The 650,000-square foot City Hall complex includes office space for some 900 employees and an attached parking structure.
The city had a distributed antenna system (DAS) installed in order to comply with International Fire Code regulations. Designed to support just two frequencies, city authorities considered the DAS insufficient to provide strong public safety coverage in the basement and other below-grade levels of the building and in most of the parking garage. The system also supported only one band of commercial cellular traffic in some parts of the building.
“Providing public safety radio and cellular services throughout the building by leveraging our existing fiber-optic investments and getting away from the traditional coax-based DAS was important to us,” said Jim Rawley, network systems and security lead in the city of Bellevue’s IT department.
To improve in-building connectivity in the complex, the City of Bellevue selected Zinwave to deploy a number of wireless solutions and platforms.
Zinwave’s wideband distributed wireless platform was deployed with one primary hub, six secondary hubs and 44 remote amplifier units. The platform supports frequencies from 150 to 2700 MHz, which was key to handle the City’s public safety and commercial cellular traffic. Bellevue installed Zinwave’s wideband platform without disruption to the existing public safety radio solution in the building and added support for Verizon Wireless, the carrier used by most of the city’s police, fire, and other personnel.
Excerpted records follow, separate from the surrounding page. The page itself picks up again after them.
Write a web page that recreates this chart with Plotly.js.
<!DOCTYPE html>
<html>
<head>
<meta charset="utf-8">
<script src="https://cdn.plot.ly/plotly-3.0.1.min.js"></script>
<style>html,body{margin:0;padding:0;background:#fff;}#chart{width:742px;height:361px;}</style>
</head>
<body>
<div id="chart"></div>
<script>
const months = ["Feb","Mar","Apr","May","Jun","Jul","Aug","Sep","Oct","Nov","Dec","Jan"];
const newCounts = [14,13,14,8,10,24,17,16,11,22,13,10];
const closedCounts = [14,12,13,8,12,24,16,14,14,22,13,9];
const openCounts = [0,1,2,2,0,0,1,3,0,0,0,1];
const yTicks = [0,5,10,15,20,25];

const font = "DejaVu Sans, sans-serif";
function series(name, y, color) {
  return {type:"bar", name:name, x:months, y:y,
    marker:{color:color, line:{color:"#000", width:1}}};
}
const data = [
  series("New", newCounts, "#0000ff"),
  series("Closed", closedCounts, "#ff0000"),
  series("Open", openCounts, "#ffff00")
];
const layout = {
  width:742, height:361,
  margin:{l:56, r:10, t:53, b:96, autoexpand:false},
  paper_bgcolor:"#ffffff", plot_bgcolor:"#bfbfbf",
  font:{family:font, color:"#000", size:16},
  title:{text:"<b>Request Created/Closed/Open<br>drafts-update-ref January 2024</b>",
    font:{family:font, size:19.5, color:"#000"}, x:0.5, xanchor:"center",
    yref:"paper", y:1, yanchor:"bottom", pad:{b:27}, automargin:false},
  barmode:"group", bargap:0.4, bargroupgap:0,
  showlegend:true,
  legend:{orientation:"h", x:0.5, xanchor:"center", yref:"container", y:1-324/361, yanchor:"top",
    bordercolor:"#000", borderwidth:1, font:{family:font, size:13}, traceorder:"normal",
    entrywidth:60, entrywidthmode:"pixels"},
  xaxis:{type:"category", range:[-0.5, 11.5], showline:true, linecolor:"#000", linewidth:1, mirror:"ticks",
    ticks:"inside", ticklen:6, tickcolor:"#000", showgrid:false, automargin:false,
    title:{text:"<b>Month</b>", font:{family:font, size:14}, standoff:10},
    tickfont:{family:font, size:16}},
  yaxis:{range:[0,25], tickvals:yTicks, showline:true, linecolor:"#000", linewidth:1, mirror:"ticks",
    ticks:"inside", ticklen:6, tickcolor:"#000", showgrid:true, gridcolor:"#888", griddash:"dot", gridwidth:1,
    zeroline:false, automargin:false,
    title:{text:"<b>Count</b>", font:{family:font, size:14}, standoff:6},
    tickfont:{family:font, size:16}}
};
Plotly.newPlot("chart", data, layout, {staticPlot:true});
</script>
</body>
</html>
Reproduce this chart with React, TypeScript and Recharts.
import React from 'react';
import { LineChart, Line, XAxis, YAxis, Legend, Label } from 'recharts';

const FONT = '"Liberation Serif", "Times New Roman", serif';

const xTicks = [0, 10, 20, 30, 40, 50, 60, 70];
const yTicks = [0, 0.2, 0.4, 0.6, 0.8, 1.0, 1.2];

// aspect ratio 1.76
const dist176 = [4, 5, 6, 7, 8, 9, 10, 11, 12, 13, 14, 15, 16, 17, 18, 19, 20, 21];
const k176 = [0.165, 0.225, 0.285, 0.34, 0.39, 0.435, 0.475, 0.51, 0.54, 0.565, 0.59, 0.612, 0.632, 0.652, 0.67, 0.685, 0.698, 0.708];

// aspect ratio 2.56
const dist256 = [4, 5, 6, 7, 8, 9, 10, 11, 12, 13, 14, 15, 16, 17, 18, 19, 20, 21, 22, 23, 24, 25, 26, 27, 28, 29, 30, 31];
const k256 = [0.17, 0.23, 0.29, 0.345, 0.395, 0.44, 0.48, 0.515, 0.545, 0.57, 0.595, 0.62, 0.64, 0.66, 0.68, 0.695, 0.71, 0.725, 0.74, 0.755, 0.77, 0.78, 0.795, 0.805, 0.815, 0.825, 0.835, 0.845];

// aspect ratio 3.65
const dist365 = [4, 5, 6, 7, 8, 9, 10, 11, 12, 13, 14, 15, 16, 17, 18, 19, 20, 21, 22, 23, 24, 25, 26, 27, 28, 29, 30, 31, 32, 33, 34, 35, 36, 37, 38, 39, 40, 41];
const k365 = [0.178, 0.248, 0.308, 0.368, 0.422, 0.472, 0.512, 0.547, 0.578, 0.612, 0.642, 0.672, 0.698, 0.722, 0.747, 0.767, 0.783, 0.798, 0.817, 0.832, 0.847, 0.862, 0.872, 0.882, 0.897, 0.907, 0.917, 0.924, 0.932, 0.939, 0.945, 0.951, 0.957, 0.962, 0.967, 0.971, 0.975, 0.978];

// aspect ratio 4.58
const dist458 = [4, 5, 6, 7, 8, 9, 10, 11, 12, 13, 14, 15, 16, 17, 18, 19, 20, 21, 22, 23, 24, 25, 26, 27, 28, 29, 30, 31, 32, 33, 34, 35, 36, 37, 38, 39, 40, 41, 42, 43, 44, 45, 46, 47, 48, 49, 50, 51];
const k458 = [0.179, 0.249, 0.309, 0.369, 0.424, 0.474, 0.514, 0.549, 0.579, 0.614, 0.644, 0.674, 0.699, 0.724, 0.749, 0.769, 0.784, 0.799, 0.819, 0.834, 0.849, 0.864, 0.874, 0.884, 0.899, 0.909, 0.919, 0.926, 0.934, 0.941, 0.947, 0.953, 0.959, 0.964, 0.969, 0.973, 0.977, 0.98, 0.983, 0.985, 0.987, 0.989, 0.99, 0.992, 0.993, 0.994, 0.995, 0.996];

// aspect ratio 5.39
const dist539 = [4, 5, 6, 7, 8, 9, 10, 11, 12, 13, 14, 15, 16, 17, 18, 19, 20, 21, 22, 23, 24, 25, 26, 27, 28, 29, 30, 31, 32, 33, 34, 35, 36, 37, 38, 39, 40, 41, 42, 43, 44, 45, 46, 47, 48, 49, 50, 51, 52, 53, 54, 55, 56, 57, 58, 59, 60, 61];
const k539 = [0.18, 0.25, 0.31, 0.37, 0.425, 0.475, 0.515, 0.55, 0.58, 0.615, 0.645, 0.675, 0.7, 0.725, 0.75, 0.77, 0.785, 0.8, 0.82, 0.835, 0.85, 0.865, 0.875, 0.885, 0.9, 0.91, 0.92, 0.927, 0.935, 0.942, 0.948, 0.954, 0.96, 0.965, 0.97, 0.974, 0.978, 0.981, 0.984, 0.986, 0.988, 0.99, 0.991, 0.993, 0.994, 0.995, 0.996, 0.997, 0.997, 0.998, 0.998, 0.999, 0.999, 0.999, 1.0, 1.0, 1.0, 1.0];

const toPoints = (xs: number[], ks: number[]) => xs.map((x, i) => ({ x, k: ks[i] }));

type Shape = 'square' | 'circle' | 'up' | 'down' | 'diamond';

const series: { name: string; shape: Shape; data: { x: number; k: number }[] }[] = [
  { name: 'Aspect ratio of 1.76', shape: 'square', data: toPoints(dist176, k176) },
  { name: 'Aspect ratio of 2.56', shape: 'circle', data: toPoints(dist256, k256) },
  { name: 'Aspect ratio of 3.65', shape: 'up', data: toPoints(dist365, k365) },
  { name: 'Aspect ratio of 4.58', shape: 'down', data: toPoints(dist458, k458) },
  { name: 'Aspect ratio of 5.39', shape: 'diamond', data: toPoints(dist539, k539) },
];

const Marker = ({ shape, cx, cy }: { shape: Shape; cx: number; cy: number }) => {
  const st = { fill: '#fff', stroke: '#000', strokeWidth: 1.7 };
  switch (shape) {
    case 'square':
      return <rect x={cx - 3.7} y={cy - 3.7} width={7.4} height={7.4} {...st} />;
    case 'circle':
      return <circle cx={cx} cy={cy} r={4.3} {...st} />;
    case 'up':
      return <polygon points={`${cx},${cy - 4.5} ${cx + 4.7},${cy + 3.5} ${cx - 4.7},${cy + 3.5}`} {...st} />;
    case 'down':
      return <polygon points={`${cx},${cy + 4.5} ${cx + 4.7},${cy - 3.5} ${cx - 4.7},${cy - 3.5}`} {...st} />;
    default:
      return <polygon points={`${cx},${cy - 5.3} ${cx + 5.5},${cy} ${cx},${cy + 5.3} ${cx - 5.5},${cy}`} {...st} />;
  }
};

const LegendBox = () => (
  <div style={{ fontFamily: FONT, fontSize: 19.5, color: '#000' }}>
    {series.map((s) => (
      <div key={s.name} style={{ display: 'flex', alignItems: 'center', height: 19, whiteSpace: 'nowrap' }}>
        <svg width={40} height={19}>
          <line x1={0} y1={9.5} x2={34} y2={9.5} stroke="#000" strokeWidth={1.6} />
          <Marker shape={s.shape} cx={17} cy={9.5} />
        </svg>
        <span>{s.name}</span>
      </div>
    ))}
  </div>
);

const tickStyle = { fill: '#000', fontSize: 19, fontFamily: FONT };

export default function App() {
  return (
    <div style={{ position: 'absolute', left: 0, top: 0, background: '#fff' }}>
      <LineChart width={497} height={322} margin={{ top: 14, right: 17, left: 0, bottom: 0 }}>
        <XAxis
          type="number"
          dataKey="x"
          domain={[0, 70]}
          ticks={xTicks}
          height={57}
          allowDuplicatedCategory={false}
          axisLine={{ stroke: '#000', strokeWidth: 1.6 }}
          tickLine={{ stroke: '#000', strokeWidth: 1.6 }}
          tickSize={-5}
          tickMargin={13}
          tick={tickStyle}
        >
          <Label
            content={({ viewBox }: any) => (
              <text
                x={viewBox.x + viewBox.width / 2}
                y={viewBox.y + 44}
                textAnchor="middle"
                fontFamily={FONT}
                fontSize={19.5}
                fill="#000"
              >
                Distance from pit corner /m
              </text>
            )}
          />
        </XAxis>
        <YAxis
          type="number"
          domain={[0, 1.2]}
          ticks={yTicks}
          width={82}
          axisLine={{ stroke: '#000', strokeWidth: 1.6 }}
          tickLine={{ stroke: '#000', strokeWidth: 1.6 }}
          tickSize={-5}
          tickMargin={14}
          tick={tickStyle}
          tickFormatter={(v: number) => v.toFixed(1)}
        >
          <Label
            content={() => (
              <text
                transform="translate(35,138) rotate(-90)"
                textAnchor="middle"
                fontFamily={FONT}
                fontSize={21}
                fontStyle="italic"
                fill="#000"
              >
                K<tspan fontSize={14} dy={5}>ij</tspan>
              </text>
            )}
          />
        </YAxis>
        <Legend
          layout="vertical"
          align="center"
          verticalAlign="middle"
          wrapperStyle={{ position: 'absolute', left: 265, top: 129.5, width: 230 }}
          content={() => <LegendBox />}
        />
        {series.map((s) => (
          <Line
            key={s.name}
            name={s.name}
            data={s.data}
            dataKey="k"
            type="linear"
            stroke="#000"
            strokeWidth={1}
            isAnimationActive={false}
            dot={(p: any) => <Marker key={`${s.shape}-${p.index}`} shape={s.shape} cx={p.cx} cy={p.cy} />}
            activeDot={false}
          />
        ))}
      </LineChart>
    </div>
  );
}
Zinwave highlighted that its system was easy to install because it was an all-fiber design that allowed the city to use existing structured cabling.
Once the installation was complete, Bellevue migrated 800 MHz public safety frequencies from the legacy solution to Zinwave’s wideband DAS platform without service interruption for mission-critical first responder radio service.
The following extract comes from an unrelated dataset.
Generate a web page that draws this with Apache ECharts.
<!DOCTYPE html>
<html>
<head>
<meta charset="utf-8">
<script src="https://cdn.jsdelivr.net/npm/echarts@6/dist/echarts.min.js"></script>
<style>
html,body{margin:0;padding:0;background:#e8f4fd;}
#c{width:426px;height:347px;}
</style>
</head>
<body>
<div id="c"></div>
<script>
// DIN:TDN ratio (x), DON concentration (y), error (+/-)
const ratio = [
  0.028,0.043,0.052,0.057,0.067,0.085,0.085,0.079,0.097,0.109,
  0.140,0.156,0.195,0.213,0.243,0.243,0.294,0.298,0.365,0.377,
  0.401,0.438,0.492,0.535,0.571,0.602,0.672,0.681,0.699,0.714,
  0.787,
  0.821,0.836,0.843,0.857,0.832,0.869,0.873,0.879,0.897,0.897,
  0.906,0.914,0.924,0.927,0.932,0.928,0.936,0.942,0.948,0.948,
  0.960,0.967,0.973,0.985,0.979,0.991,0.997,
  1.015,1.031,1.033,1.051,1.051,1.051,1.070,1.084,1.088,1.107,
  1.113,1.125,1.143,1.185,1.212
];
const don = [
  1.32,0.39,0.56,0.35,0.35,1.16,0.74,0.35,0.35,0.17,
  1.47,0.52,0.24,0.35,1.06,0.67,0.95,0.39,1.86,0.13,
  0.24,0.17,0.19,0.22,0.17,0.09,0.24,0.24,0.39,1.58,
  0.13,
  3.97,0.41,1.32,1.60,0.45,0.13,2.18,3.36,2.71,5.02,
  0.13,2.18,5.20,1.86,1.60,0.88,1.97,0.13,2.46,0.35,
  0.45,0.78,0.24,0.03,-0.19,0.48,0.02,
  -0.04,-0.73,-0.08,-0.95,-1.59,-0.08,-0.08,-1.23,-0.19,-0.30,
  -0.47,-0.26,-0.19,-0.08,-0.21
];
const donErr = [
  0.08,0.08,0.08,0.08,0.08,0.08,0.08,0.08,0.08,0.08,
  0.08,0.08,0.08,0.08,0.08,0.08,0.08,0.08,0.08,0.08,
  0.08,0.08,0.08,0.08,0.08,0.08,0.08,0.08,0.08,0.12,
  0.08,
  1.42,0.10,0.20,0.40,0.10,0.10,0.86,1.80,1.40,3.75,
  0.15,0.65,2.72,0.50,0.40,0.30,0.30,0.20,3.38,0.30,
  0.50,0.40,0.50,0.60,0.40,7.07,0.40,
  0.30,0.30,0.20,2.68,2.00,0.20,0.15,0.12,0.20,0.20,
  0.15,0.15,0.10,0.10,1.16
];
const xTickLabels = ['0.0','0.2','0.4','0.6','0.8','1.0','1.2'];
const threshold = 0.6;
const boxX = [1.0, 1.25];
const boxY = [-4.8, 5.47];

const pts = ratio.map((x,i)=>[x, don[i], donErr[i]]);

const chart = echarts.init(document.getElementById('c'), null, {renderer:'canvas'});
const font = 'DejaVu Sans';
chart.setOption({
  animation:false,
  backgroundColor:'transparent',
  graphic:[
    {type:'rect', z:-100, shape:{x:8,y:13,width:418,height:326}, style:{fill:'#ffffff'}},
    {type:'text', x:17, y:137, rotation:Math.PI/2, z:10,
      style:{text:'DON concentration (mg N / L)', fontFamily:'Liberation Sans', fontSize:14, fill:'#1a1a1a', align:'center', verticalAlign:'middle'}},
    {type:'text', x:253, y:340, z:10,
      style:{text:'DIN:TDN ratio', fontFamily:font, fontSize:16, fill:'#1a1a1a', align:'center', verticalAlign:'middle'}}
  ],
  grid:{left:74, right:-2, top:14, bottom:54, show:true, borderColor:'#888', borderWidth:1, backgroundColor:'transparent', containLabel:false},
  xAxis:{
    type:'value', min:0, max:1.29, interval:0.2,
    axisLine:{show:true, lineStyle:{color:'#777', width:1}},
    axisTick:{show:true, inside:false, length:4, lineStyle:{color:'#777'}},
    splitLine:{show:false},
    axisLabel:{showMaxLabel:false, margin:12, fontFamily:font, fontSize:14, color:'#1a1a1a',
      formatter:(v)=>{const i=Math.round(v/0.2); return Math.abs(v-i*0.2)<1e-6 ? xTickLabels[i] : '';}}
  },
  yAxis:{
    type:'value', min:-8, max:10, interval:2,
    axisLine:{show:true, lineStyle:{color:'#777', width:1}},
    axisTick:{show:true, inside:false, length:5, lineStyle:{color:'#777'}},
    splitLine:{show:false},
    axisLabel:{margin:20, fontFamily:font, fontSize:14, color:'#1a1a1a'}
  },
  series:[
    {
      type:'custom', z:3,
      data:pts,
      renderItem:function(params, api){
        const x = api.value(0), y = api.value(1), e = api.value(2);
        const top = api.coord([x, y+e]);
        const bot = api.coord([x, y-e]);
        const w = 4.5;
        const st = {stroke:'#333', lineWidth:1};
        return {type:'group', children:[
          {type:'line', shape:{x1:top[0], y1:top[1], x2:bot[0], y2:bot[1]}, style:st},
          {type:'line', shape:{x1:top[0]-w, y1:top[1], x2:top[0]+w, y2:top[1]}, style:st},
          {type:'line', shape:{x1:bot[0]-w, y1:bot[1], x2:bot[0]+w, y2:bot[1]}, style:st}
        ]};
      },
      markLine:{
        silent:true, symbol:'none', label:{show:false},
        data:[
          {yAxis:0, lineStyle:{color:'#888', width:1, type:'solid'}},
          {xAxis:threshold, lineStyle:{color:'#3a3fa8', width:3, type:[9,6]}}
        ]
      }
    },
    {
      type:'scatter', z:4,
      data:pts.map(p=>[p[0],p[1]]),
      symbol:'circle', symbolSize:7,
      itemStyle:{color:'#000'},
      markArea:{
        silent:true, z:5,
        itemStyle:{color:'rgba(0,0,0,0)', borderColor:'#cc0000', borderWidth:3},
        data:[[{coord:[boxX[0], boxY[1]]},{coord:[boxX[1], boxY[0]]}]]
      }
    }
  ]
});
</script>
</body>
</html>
Bellevue also worked with Verizon Wireless to integrate its 700 MHz (LTE), 850 MHz (cellular), 1900 MHz (PCS), and 2100 MHz (AWS) services into the Zinwave wideband DAS platform. These services were integrated into the Zinwave system by simply plugging them into the Zinwave Primary Hub. The company said that no new Zinwave DAS hardware was required to support the integration of Verizon Wireless into the system.
“For the EMS radio frequency, we’re covering areas we never have before, which gives us a lot of peace of mind given today’s security concerns. We also provided increased cell coverage and got many thanks from people in the lower levels of the building who had never had cellular coverage before,” Rawley said.
Zinwave DAS solution can support all cellular and public safety frequencies between 150 MHz to 2700 MHz. The company’s in-building wireless solution uses fiber cabling throughout the system. The fiber cabling serves as the system’s backbone, running end-to-end from the hub out to the remote units, the company said.